Parenting: Holding On With Open Hands

High tops

 

I picked her up from school on Friday and she didn’t let me go for three days. She held my hand or wrapped both hands around my arm. She slept in my bed. She told me she didn’t want to be alone. She didn’t want to play alone. She just needed to hold on real tight.

You want to hold on, my little one? Go ahead. Hold on. I’ll steady you while you grow so quickly. I’ll sit here with my coffee while you build another horse stable and princess tower. I’m right here. And when I’m not, as things go these days, I’ll love you from here. I’ll fill my days with beautiful things. I’ll read books and write and prepare meals and take up space. I’ll hold your space, too. I’ll hold your space until you’re back when time moves you back to me here. And again, I’ll let you hold tight until you find ways to steady yourself. Because I won’t ever hold you tight, dear one. I’ll always hold you with these open hands so you may come and go and come back again. Like you do.  
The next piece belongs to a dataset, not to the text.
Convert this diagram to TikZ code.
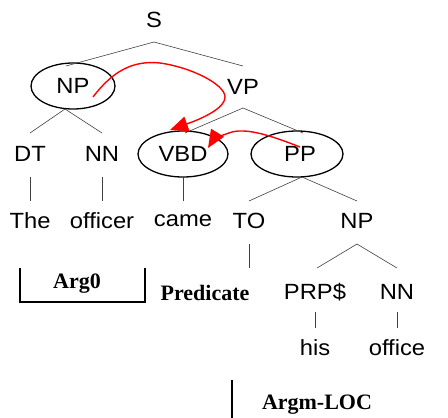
\documentclass[tikz,border=0pt]{standalone}
\usepackage{fontspec}
\setmainfont{Liberation Sans}
\newfontfamily\timesbf{Liberation Serif Bold}
\newfontfamily\arialx[FakeStretch=1.08]{Liberation Sans}
\usetikzlibrary{arrows.meta}
\begin{document}
\begin{tikzpicture}[x=1pt,y=-1pt,
  lab/.style={inner sep=0pt,font=\arialx\fontsize{22}{25}\selectfont},
  role/.style={inner sep=0pt,font=\timesbf\fontsize{22}{25}\selectfont},
  branch/.style={draw=black!75,line width=0.6pt},
  oval/.style={draw=black,line width=1.3pt},
  brk/.style={draw=black,line width=1.3pt},
  redarrow/.style={draw=red,line width=1.4pt,-{Triangle[length=18pt,width=15pt]}}]
\useasboundingbox (0,0) rectangle (448,418);
% tree labels
\node[lab] (S) at (154,20) {S};
\node[lab] (NP1) at (73,86) {NP};
\node[lab] (VP) at (243,87) {VP};
\node[lab] (DT) at (30,154) {DT};
\node[lab] (NN1) at (102,154) {NN};
\node[lab] (VBD) at (183,154) {VBD};
\node[lab] (PP) at (300,154) {PP};
\node[lab] (The) at (30,221) {The};
\node[lab] (officer) at (102,221) {officer};
\node[lab] (came) at (183,221) {came};
\node[lab] (TO) at (249,221) {TO};
\node[lab] (NP2) at (357,221) {NP};
\node[lab] (PRP) at (315,292) {PRP\$};
\node[lab] (NN2) at (397,292) {NN};
\node[lab] (his) at (315,348) {his};
\node[lab] (office) at (397,348) {office};
% ellipses
\draw[oval] (NP1.center) ellipse [x radius=42, y radius=23];
\draw[oval] (VBD.center) ellipse [x radius=45, y radius=23];
\draw[oval] (297,154) ellipse [x radius=46, y radius=23];
% branch points
\coordinate (sA) at (154,42);
\coordinate (sL) at (66,66);
\coordinate (sR) at (243,66);
\coordinate (npA) at (65,109);
\coordinate (npL) at (30,133);
\coordinate (npR) at (102,133);
\coordinate (vpA) at (243,108);
\coordinate (vpL) at (185,133);
\coordinate (vpR) at (303,133);
\coordinate (ppA) at (302,177);
\coordinate (ppL) at (249,201);
\coordinate (ppR) at (357,201);
\coordinate (np2A) at (357,244);
\coordinate (np2L) at (317,268);
\coordinate (np2R) at (397,268);
\draw[branch] (sL) -- (sA) -- (sR);
\draw[branch] (npL) -- (npA) -- (npR);
\draw[branch] (vpL) -- (vpA) -- (vpR);
\draw[branch] (ppL) -- (ppA) -- (ppR);
\draw[branch] (np2L) -- (np2A) -- (np2R);
\draw[branch] (30,177) -- (30,201);
\draw[branch] (102,177) -- (102,201);
\draw[branch] (183,177) -- (183,201);
\draw[branch] (249,244) -- (249,268);
\draw[branch] (315,312) -- (315,328);
\draw[branch] (397,312) -- (397,328);
% roles
\node[role] (arg0) at (77,284) {Arg0};
\node[role] (pred) at (205,293) {Predicate};
\node[role] (argm) at (317,405) {Argm-LOC};
\draw[brk] (20,268) -- (20,302) -- (145,302) -- (145,268);
\draw[brk] (232,380) -- (232,418);
% red arrows
\coordinate (r1s) at (93,97);
\coordinate (r1e) at (170,130);
\coordinate (r2s) at (300,147);
\coordinate (r2e) at (208,148);
\draw[redarrow] (r1s) .. controls (112,72) and (132,60) .. (160,63)
  .. controls (190,67) and (225,84) .. (225,97)
  .. controls (225,110) and (195,121) .. (r1e);
\draw[redarrow] (r2s) .. controls (272,136) and (248,128) .. (232,132)
  .. controls (222,135) and (213,140) .. (r2e);
\end{tikzpicture}
\end{document}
She didn’t have a name for me until she was 16 months old, when she finally started to call me Mommy. It wasn’t because I was always there, because I wasn’t. She was in daycare, I was at work. Now she calls me mom when she’s frustrated with me. It’s usually because I won’t get up to get her more paper every time she asks. She always needs more paper. I’m not always there now, either. But I’m always hers.


 

“We need to go soon. Can you go put your high tops on?”

“My high tops? Oh yeah! I can do that! Be right there! Stay where you are!”

All the giggles and shuffling…

“Mommy! How do you like MY high tops?”

“They’re my favorite. Just like you.”